* **GIVEN INSTRUCTION**:
Would you quote the material below from its first line through the line containing "fig = go.Figure()", exactly and with both ends included?

* **MATERIAL PROVIDED**:
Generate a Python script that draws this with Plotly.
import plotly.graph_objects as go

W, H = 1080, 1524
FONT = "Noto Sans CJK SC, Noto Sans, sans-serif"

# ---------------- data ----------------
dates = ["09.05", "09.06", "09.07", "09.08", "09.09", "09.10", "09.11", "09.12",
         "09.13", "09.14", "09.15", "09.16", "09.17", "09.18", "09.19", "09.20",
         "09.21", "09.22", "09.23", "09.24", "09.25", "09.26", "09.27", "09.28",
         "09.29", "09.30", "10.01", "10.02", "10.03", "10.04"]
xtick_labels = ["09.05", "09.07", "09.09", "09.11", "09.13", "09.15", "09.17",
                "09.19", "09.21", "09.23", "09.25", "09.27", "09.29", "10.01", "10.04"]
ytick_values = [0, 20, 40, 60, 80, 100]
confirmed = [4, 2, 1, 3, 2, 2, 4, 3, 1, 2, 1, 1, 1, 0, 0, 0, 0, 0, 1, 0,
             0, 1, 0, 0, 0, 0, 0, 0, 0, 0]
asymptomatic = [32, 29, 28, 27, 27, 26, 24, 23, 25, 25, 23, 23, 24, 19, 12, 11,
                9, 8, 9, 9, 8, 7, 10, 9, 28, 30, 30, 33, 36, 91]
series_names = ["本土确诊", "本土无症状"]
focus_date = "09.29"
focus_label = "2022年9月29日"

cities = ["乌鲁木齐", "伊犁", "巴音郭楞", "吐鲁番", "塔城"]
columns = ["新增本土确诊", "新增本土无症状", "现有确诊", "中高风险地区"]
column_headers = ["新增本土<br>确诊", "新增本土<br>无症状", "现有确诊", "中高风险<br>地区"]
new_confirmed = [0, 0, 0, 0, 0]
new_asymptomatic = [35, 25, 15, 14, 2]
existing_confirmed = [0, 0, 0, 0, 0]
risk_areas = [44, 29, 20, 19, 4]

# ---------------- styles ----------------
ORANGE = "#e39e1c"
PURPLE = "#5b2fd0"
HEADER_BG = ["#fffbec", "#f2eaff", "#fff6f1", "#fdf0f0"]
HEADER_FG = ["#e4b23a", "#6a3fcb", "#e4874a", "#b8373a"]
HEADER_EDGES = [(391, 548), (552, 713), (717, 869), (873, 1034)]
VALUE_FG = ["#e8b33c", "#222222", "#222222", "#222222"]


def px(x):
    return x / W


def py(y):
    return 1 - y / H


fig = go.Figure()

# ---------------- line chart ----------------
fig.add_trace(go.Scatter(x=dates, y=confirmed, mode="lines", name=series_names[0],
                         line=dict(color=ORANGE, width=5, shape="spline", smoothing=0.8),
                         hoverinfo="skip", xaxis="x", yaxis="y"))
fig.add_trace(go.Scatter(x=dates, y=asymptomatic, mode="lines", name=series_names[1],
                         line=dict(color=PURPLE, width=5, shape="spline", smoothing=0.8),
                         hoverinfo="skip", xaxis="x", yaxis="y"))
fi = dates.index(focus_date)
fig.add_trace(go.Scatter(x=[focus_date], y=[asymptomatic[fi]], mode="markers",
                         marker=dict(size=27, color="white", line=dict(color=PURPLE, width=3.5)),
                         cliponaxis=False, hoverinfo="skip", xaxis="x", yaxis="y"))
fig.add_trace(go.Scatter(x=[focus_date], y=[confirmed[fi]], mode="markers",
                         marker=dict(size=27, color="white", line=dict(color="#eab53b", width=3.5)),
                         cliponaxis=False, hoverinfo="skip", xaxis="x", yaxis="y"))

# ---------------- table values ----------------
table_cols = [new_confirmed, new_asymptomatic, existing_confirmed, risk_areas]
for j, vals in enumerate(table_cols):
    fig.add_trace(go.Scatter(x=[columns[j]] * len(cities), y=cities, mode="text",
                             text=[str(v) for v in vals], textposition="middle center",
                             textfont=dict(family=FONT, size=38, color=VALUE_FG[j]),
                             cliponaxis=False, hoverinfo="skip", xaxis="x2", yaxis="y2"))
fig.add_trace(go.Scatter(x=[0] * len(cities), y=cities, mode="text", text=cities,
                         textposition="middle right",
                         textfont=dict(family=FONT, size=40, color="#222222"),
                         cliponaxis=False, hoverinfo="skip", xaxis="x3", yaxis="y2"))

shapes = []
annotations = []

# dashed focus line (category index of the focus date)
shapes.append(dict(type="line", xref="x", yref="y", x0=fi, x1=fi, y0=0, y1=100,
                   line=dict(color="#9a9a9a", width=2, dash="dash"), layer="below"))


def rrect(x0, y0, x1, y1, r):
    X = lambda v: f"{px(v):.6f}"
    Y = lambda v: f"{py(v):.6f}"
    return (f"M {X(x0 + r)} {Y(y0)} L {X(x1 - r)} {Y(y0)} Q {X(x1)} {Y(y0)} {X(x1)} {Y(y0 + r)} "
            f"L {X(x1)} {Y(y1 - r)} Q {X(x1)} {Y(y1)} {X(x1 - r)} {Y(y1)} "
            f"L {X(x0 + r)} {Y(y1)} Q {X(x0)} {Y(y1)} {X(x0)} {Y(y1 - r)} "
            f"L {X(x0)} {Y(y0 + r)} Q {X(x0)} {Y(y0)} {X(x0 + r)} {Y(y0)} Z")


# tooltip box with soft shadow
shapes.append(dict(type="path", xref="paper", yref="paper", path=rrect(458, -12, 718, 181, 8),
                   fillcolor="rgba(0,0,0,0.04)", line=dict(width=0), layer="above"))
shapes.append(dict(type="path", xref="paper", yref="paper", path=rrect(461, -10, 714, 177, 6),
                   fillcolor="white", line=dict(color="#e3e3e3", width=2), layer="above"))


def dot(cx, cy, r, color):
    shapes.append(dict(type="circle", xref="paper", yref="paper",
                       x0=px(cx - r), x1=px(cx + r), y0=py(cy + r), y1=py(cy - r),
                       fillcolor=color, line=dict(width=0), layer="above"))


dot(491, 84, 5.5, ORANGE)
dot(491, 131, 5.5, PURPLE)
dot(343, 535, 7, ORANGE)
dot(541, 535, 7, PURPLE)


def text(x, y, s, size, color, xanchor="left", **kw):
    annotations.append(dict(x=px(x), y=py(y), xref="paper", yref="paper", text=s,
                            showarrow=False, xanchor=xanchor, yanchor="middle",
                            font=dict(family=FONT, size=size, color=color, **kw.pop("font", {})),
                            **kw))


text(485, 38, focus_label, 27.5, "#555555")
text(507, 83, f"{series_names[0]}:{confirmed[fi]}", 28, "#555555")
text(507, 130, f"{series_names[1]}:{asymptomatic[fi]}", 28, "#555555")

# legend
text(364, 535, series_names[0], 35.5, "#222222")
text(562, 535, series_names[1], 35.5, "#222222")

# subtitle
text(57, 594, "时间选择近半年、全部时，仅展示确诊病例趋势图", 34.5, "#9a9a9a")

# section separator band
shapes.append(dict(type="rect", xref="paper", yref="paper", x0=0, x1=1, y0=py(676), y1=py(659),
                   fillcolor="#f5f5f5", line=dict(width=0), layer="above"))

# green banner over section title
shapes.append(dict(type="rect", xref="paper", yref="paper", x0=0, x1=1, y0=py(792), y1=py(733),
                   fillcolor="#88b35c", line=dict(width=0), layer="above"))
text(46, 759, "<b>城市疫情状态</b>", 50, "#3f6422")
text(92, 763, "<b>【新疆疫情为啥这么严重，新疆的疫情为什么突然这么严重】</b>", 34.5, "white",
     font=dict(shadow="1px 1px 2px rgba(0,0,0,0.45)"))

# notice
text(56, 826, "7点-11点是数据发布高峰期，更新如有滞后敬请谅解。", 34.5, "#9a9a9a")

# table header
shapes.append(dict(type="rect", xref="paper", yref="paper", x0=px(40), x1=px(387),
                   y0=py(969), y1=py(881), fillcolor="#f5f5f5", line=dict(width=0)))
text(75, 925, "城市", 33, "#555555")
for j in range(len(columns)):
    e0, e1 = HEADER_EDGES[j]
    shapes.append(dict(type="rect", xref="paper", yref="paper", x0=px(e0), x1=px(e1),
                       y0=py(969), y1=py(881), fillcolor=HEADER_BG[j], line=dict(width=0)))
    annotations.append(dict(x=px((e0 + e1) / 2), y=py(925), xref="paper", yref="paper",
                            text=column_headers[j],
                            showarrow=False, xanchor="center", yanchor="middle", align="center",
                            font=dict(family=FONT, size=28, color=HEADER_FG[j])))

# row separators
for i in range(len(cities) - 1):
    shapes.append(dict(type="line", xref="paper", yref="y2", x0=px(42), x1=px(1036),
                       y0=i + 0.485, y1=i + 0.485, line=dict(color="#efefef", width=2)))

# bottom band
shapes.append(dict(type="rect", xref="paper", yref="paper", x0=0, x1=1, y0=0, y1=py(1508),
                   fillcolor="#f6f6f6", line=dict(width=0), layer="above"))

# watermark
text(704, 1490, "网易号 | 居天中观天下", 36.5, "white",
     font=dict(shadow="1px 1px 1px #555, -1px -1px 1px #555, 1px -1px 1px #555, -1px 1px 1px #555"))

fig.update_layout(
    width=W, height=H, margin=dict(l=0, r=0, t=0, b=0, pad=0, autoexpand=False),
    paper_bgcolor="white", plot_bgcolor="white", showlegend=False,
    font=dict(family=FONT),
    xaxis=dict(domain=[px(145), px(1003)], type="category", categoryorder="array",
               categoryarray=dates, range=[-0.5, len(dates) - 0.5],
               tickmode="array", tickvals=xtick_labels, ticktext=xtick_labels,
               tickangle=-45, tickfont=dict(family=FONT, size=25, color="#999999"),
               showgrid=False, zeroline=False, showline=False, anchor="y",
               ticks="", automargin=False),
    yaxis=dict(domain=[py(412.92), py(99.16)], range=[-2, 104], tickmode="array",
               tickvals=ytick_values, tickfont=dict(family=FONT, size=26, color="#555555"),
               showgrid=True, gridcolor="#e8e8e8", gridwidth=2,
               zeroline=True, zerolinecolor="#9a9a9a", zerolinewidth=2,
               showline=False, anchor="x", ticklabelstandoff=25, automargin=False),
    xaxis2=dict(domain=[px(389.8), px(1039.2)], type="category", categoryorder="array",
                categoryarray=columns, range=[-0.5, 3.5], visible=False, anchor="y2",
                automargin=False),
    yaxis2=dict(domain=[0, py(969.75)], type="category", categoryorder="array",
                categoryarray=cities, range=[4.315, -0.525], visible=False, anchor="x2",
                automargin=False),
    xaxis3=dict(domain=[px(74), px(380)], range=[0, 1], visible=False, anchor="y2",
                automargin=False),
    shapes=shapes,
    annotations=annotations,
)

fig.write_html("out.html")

* **COMPLETED TASK**:
Generate a Python script that draws this with Plotly.
import plotly.graph_objects as go

W, H = 1080, 1524
FONT = "Noto Sans CJK SC, Noto Sans, sans-serif"

# ---------------- data ----------------
dates = ["09.05", "09.06", "09.07", "09.08", "09.09", "09.10", "09.11", "09.12",
         "09.13", "09.14", "09.15", "09.16", "09.17", "09.18", "09.19", "09.20",
         "09.21", "09.22", "09.23", "09.24", "09.25", "09.26", "09.27", "09.28",
         "09.29", "09.30", "10.01", "10.02", "10.03", "10.04"]
xtick_labels = ["09.05", "09.07", "09.09", "09.11", "09.13", "09.15", "09.17",
                "09.19", "09.21", "09.23", "09.25", "09.27", "09.29", "10.01", "10.04"]
ytick_values = [0, 20, 40, 60, 80, 100]
confirmed = [4, 2, 1, 3, 2, 2, 4, 3, 1, 2, 1, 1, 1, 0, 0, 0, 0, 0, 1, 0,
             0, 1, 0, 0, 0, 0, 0, 0, 0, 0]
asymptomatic = [32, 29, 28, 27, 27, 26, 24, 23, 25, 25, 23, 23, 24, 19, 12, 11,
                9, 8, 9, 9, 8, 7, 10, 9, 28, 30, 30, 33, 36, 91]
series_names = ["本土确诊", "本土无症状"]
focus_date = "09.29"
focus_label = "2022年9月29日"

cities = ["乌鲁木齐", "伊犁", "巴音郭楞", "吐鲁番", "塔城"]
columns = ["新增本土确诊", "新增本土无症状", "现有确诊", "中高风险地区"]
column_headers = ["新增本土<br>确诊", "新增本土<br>无症状", "现有确诊", "中高风险<br>地区"]
new_confirmed = [0, 0, 0, 0, 0]
new_asymptomatic = [35, 25, 15, 14, 2]
existing_confirmed = [0, 0, 0, 0, 0]
risk_areas = [44, 29, 20, 19, 4]

# ---------------- styles ----------------
ORANGE = "#e39e1c"
PURPLE = "#5b2fd0"
HEADER_BG = ["#fffbec", "#f2eaff", "#fff6f1", "#fdf0f0"]
HEADER_FG = ["#e4b23a", "#6a3fcb", "#e4874a", "#b8373a"]
HEADER_EDGES = [(391, 548), (552, 713), (717, 869), (873, 1034)]
VALUE_FG = ["#e8b33c", "#222222", "#222222", "#222222"]


def px(x):
    return x / W


def py(y):
    return 1 - y / H


fig = go.Figure()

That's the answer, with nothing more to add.